| Job |
Repeat the listing exactly as given, omitting every image.

| Data lines |
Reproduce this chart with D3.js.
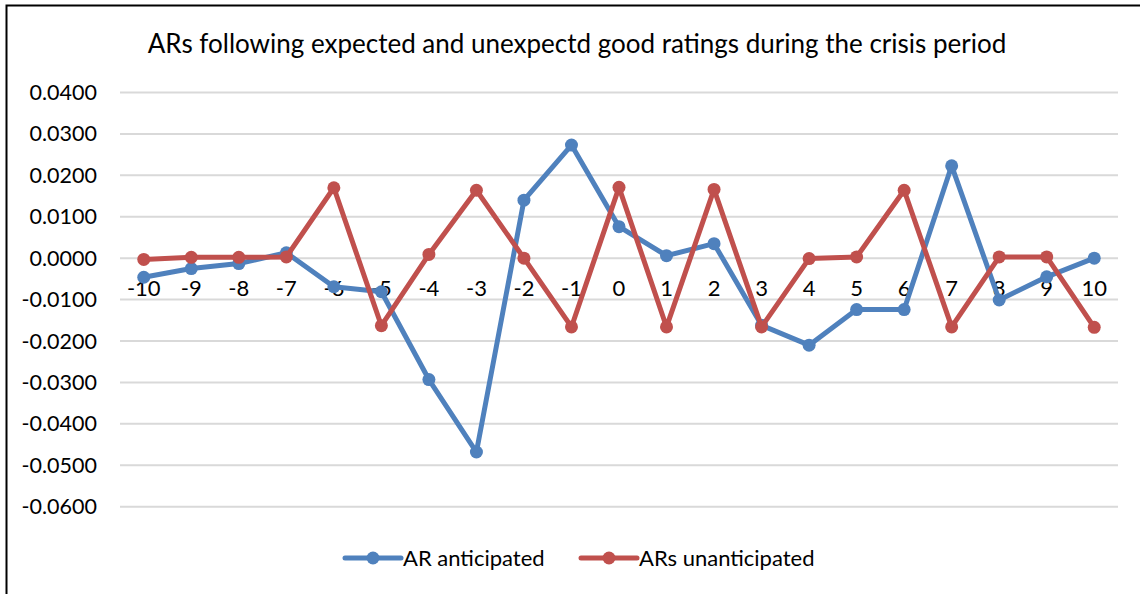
<!DOCTYPE html>
<html>
<head>
<meta charset="utf-8">
<title>ARs following expected and unexpectd good ratings</title>
<style>
    body {
        margin: 0;
        background: white;
    }
    svg {
        display: block;
        font-family: Lato, "Open Sans", sans-serif;
    }
    .grid line {
        stroke: #d9d9d9;
        stroke-width: 2px;
    }
    .tick-label {
        font-size: 21.5px;
        fill: #000;
    }
    .title {
        font-size: 26px;
        fill: #000;
    }
    .legend text {
        font-size: 22px;
        fill: #000;
    }
</style>
</head>
<body>
<svg id="chart" width="1140" height="594"></svg>
<script src="https://d3js.org/d3.v7.min.js"></script>
<script>
    // event days around the rating announcement
    var days = ["-10", "-9", "-8", "-7", "-6", "-5", "-4", "-3", "-2", "-1", "0",
                "1", "2", "3", "4", "5", "6", "7", "8", "9", "10"];

    var arAnticipated = [-0.0046, -0.0025, -0.0013, 0.0013, -0.0069, -0.0081, -0.0293, -0.0468,
                         0.0140, 0.0273, 0.0076, 0.0006, 0.0035, -0.0162, -0.0210, -0.0124,
                         -0.0124, 0.0223, -0.0101, -0.0045, 0.0000];

    var arUnanticipated = [-0.0003, 0.0002, 0.0002, 0.0003, 0.0170, -0.0163, 0.0009, 0.0164,
                           0.0000, -0.0166, 0.0171, -0.0166, 0.0166, -0.0166, -0.0001, 0.0003,
                           0.0164, -0.0166, 0.0003, 0.0003, -0.0167];

    var yTicks = [0.04, 0.03, 0.02, 0.01, 0, -0.01, -0.02, -0.03, -0.04, -0.05, -0.06];

    var seriesNames = ["AR anticipated", "ARs unanticipated"];
    var seriesColors = ["#4f81bd", "#c0504d"];

    var svg = d3.select("#chart");

    // chart frame (right/bottom edges fall outside the picture)
    svg.append("rect")
        .attr("x", 6.5)
        .attr("y", 5.5)
        .attr("width", 1160)
        .attr("height", 620)
        .attr("fill", "white")
        .attr("stroke", "#000")
        .attr("stroke-width", 2);

    var x = d3.scalePoint()
        .domain(days)
        .range([120, 1118])
        .padding(0.5);

    var y = d3.scaleLinear()
        .domain([-0.06, 0.04])
        .range([506.7, 92.5]);

    // excel style: plain hyphen for negatives
    var fmt = function(d) { return d3.format(".4f")(d).replace("\u2212", "-"); };

    svg.append("text")
        .attr("class", "title")
        .attr("x", 577)
        .attr("y", 53)
        .attr("text-anchor", "middle")
        .text("ARs following expected and unexpectd good ratings during the crisis period");

    // horizontal gridlines
    svg.append("g")
        .attr("class", "grid")
        .selectAll("line")
        .data(yTicks)
        .enter().append("line")
        .attr("x1", 120)
        .attr("x2", 1118)
        .attr("y1", function(d) { return y(d); })
        .attr("y2", function(d) { return y(d); });

    // y axis labels
    svg.append("g")
        .selectAll("text")
        .data(yTicks)
        .enter().append("text")
        .attr("class", "tick-label")
        .attr("x", 97)
        .attr("y", function(d) { return y(d); })
        .attr("dy", "0.35em")
        .attr("text-anchor", "end")
        .text(fmt);

    // category labels sit just below the zero line
    svg.append("g")
        .selectAll("text")
        .data(days)
        .enter().append("text")
        .attr("class", "tick-label")
        .attr("x", function(d) { return x(d); })
        .attr("y", y(0) + 38)
        .attr("text-anchor", "middle")
        .style("font-size", "22px")
        .text(function(d) { return d; });

    var line = d3.line()
        .x(function(d, i) { return x(days[i]); })
        .y(function(d) { return y(d); });

    [arAnticipated, arUnanticipated].forEach(function(values, k) {
        var g = svg.append("g");
        g.append("path")
            .datum(values)
            .attr("d", line)
            .attr("fill", "none")
            .attr("stroke", seriesColors[k])
            .attr("stroke-width", 5)
            .attr("stroke-linejoin", "round")
            .attr("stroke-linecap", "round");
        g.selectAll("circle")
            .data(values)
            .enter().append("circle")
            .attr("cx", function(d, i) { return x(days[i]); })
            .attr("cy", function(d) { return y(d); })
            .attr("r", 6.5)
            .attr("fill", seriesColors[k]);
    });

    // legend
    var legendX = [345, 581];
    var legend = svg.append("g")
        .attr("class", "legend")
        .selectAll("g")
        .data(seriesNames)
        .enter().append("g")
        .attr("transform", function(d, i) { return "translate(" + legendX[i] + ",558)"; });

    legend.append("line")
        .attr("x1", 0)
        .attr("x2", 56)
        .attr("stroke", function(d, i) { return seriesColors[i]; })
        .attr("stroke-width", 5)
        .attr("stroke-linecap", "round");

    legend.append("circle")
        .attr("cx", 28)
        .attr("r", 6.5)
        .attr("fill", function(d, i) { return seriesColors[i]; });

    legend.append("text")
        .attr("x", 58)
        .attr("dy", "0.35em")
        .text(function(d) { return d; });
</script>
</body>
</html>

| Result below |
Reproduce this chart with D3.js.
<!DOCTYPE html>
<html>
<head>
<meta charset="utf-8">
<title>ARs following expected and unexpectd good ratings</title>
<style>
    body {
        margin: 0;
        background: white;
    }
    svg {
        display: block;
        font-family: Lato, "Open Sans", sans-serif;
    }
    .grid line {
        stroke: #d9d9d9;
        stroke-width: 2px;
    }
    .tick-label {
        font-size: 21.5px;
        fill: #000;
    }
    .title {
        font-size: 26px;
        fill: #000;
    }
    .legend text {
        font-size: 22px;
        fill: #000;
    }
</style>
</head>
<body>
<svg id="chart" width="1140" height="594"></svg>
<script src="https://d3js.org/d3.v7.min.js"></script>
<script>
    // event days around the rating announcement
    var days = ["-10", "-9", "-8", "-7", "-6", "-5", "-4", "-3", "-2", "-1", "0",
                "1", "2", "3", "4", "5", "6", "7", "8", "9", "10"];

    var arAnticipated = [-0.0046, -0.0025, -0.0013, 0.0013, -0.0069, -0.0081, -0.0293, -0.0468,
                         0.0140, 0.0273, 0.0076, 0.0006, 0.0035, -0.0162, -0.0210, -0.0124,
                         -0.0124, 0.0223, -0.0101, -0.0045, 0.0000];

    var arUnanticipated = [-0.0003, 0.0002, 0.0002, 0.0003, 0.0170, -0.0163, 0.0009, 0.0164,
                           0.0000, -0.0166, 0.0171, -0.0166, 0.0166, -0.0166, -0.0001, 0.0003,
                           0.0164, -0.0166, 0.0003, 0.0003, -0.0167];

    var yTicks = [0.04, 0.03, 0.02, 0.01, 0, -0.01, -0.02, -0.03, -0.04, -0.05, -0.06];

    var seriesNames = ["AR anticipated", "ARs unanticipated"];
    var seriesColors = ["#4f81bd", "#c0504d"];

    var svg = d3.select("#chart");

    // chart frame (right/bottom edges fall outside the picture)
    svg.append("rect")
        .attr("x", 6.5)
        .attr("y", 5.5)
        .attr("width", 1160)
        .attr("height", 620)
        .attr("fill", "white")
        .attr("stroke", "#000")
        .attr("stroke-width", 2);

    var x = d3.scalePoint()
        .domain(days)
        .range([120, 1118])
        .padding(0.5);

    var y = d3.scaleLinear()
        .domain([-0.06, 0.04])
        .range([506.7, 92.5]);

    // excel style: plain hyphen for negatives
    var fmt = function(d) { return d3.format(".4f")(d).replace("\u2212", "-"); };

    svg.append("text")
        .attr("class", "title")
        .attr("x", 577)
        .attr("y", 53)
        .attr("text-anchor", "middle")
        .text("ARs following expected and unexpectd good ratings during the crisis period");

    // horizontal gridlines
    svg.append("g")
        .attr("class", "grid")
        .selectAll("line")
        .data(yTicks)
        .enter().append("line")
        .attr("x1", 120)
        .attr("x2", 1118)
        .attr("y1", function(d) { return y(d); })
        .attr("y2", function(d) { return y(d); });

    // y axis labels
    svg.append("g")
        .selectAll("text")
        .data(yTicks)
        .enter().append("text")
        .attr("class", "tick-label")
        .attr("x", 97)
        .attr("y", function(d) { return y(d); })
        .attr("dy", "0.35em")
        .attr("text-anchor", "end")
        .text(fmt);

    // category labels sit just below the zero line
    svg.append("g")
        .selectAll("text")
        .data(days)
        .enter().append("text")
        .attr("class", "tick-label")
        .attr("x", function(d) { return x(d); })
        .attr("y", y(0) + 38)
        .attr("text-anchor", "middle")
        .style("font-size", "22px")
        .text(function(d) { return d; });

    var line = d3.line()
        .x(function(d, i) { return x(days[i]); })
        .y(function(d) { return y(d); });

    [arAnticipated, arUnanticipated].forEach(function(values, k) {
        var g = svg.append("g");
        g.append("path")
            .datum(values)
            .attr("d", line)
            .attr("fill", "none")
            .attr("stroke", seriesColors[k])
            .attr("stroke-width", 5)
            .attr("stroke-linejoin", "round")
            .attr("stroke-linecap", "round");
        g.selectAll("circle")
            .data(values)
            .enter().append("circle")
            .attr("cx", function(d, i) { return x(days[i]); })
            .attr("cy", function(d) { return y(d); })
            .attr("r", 6.5)
            .attr("fill", seriesColors[k]);
    });

    // legend
    var legendX = [345, 581];
    var legend = svg.append("g")
        .attr("class", "legend")
        .selectAll("g")
        .data(seriesNames)
        .enter().append("g")
        .attr("transform", function(d, i) { return "translate(" + legendX[i] + ",558)"; });

    legend.append("line")
        .attr("x1", 0)
        .attr("x2", 56)
        .attr("stroke", function(d, i) { return seriesColors[i]; })
        .attr("stroke-width", 5)
        .attr("stroke-linecap", "round");

    legend.append("circle")
        .attr("cx", 28)
        .attr("r", 6.5)
        .attr("fill", function(d, i) { return seriesColors[i]; });

    legend.append("text")
        .attr("x", 58)
        .attr("dy", "0.35em")
        .text(function(d) { return d; });
</script>
</body>
</html>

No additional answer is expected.